• **Direction**:
Will you quote precisely the lines that run from the top of the material below to the line containing "plt.rcParams['axes.unicode_minus'] = False", both ends included?

• **Data listing**:
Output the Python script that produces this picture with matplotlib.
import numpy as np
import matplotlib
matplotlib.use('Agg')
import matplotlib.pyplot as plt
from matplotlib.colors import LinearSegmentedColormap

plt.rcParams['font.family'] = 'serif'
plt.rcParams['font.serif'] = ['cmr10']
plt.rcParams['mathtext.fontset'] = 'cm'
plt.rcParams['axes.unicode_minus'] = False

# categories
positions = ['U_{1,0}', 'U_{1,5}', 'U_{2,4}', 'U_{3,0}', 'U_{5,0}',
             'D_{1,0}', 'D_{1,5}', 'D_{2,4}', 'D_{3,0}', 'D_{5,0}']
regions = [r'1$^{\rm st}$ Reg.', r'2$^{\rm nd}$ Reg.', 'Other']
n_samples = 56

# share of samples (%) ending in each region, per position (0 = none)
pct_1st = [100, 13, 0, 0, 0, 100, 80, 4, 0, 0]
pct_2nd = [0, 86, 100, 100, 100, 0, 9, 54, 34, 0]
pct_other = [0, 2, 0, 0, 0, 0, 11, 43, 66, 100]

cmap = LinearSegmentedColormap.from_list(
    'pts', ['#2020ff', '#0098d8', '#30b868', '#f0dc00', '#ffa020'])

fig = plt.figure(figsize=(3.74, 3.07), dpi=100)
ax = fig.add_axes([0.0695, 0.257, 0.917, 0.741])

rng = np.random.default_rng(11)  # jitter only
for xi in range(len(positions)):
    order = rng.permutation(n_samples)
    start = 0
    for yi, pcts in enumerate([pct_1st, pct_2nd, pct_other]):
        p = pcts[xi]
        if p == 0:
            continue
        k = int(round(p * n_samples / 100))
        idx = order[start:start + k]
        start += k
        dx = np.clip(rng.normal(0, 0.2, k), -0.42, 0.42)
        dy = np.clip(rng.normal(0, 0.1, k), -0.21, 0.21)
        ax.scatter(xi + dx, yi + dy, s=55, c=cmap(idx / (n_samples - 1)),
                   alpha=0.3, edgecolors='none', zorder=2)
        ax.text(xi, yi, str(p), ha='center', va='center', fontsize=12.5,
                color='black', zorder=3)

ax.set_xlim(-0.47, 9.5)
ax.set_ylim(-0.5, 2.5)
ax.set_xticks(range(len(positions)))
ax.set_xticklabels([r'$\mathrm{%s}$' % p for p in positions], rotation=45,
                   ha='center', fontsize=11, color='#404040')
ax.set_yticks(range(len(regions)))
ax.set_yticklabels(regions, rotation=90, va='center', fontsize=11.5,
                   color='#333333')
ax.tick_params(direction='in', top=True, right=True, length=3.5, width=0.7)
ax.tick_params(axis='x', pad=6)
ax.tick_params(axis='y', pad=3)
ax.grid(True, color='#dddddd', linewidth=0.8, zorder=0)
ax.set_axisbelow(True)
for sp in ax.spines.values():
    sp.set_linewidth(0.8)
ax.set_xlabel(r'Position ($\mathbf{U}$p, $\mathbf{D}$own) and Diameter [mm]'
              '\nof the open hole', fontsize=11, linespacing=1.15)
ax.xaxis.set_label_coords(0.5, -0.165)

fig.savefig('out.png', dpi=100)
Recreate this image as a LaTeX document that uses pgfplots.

• **Expected output**:
Output the Python script that produces this picture with matplotlib.
import numpy as np
import matplotlib
matplotlib.use('Agg')
import matplotlib.pyplot as plt
from matplotlib.colors import LinearSegmentedColormap

plt.rcParams['font.family'] = 'serif'
plt.rcParams['font.serif'] = ['cmr10']
plt.rcParams['mathtext.fontset'] = 'cm'
plt.rcParams['axes.unicode_minus'] = False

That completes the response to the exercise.